Given instruction
Repeat the whole listing exactly as written.

Data block
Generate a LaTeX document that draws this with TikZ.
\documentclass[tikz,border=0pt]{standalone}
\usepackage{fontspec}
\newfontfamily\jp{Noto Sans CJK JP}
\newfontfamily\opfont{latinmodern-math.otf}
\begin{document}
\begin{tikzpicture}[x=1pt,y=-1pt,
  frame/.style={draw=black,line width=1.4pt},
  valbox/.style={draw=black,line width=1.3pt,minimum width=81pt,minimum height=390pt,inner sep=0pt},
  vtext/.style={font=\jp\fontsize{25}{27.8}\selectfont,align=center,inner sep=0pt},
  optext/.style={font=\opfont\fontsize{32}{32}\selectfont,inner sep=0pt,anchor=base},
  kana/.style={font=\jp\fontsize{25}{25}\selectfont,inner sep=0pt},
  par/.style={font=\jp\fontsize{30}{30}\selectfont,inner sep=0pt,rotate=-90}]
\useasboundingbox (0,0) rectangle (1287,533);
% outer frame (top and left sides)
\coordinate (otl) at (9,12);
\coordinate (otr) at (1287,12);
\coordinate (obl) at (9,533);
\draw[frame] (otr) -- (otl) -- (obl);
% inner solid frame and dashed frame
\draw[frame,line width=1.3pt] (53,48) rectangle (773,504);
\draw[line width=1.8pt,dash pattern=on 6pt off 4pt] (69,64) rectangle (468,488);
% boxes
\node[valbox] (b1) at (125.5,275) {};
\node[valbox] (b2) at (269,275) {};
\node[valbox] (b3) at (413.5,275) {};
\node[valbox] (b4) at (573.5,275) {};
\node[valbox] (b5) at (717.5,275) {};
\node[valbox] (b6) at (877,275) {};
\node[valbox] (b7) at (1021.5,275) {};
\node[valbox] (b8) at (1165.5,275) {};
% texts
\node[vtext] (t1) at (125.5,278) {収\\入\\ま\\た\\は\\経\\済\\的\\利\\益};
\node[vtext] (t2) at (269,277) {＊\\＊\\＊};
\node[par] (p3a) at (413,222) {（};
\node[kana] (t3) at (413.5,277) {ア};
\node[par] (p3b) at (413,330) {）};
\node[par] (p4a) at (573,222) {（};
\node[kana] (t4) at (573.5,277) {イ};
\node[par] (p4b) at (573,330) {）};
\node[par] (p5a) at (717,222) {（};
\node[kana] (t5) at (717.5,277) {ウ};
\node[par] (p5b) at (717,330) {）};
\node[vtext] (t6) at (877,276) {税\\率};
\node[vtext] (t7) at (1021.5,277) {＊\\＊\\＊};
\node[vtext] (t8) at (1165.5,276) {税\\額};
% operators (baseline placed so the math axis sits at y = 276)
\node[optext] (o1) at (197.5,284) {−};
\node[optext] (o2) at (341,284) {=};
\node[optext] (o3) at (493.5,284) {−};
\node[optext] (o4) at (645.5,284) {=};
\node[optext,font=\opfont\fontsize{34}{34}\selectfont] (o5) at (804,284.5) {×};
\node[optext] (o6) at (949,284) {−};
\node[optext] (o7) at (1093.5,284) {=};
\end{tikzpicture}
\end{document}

Output for this task
Generate a LaTeX document that draws this with TikZ.
\documentclass[tikz,border=0pt]{standalone}
\usepackage{fontspec}
\newfontfamily\jp{Noto Sans CJK JP}
\newfontfamily\opfont{latinmodern-math.otf}
\begin{document}
\begin{tikzpicture}[x=1pt,y=-1pt,
  frame/.style={draw=black,line width=1.4pt},
  valbox/.style={draw=black,line width=1.3pt,minimum width=81pt,minimum height=390pt,inner sep=0pt},
  vtext/.style={font=\jp\fontsize{25}{27.8}\selectfont,align=center,inner sep=0pt},
  optext/.style={font=\opfont\fontsize{32}{32}\selectfont,inner sep=0pt,anchor=base},
  kana/.style={font=\jp\fontsize{25}{25}\selectfont,inner sep=0pt},
  par/.style={font=\jp\fontsize{30}{30}\selectfont,inner sep=0pt,rotate=-90}]
\useasboundingbox (0,0) rectangle (1287,533);
% outer frame (top and left sides)
\coordinate (otl) at (9,12);
\coordinate (otr) at (1287,12);
\coordinate (obl) at (9,533);
\draw[frame] (otr) -- (otl) -- (obl);
% inner solid frame and dashed frame
\draw[frame,line width=1.3pt] (53,48) rectangle (773,504);
\draw[line width=1.8pt,dash pattern=on 6pt off 4pt] (69,64) rectangle (468,488);
% boxes
\node[valbox] (b1) at (125.5,275) {};
\node[valbox] (b2) at (269,275) {};
\node[valbox] (b3) at (413.5,275) {};
\node[valbox] (b4) at (573.5,275) {};
\node[valbox] (b5) at (717.5,275) {};
\node[valbox] (b6) at (877,275) {};
\node[valbox] (b7) at (1021.5,275) {};
\node[valbox] (b8) at (1165.5,275) {};
% texts
\node[vtext] (t1) at (125.5,278) {収\\入\\ま\\た\\は\\経\\済\\的\\利\\益};
\node[vtext] (t2) at (269,277) {＊\\＊\\＊};
\node[par] (p3a) at (413,222) {（};
\node[kana] (t3) at (413.5,277) {ア};
\node[par] (p3b) at (413,330) {）};
\node[par] (p4a) at (573,222) {（};
\node[kana] (t4) at (573.5,277) {イ};
\node[par] (p4b) at (573,330) {）};
\node[par] (p5a) at (717,222) {（};
\node[kana] (t5) at (717.5,277) {ウ};
\node[par] (p5b) at (717,330) {）};
\node[vtext] (t6) at (877,276) {税\\率};
\node[vtext] (t7) at (1021.5,277) {＊\\＊\\＊};
\node[vtext] (t8) at (1165.5,276) {税\\額};
% operators (baseline placed so the math axis sits at y = 276)
\node[optext] (o1) at (197.5,284) {−};
\node[optext] (o2) at (341,284) {=};
\node[optext] (o3) at (493.5,284) {−};
\node[optext] (o4) at (645.5,284) {=};
\node[optext,font=\opfont\fontsize{34}{34}\selectfont] (o5) at (804,284.5) {×};
\node[optext] (o6) at (949,284) {−};
\node[optext] (o7) at (1093.5,284) {=};
\end{tikzpicture}
\end{document}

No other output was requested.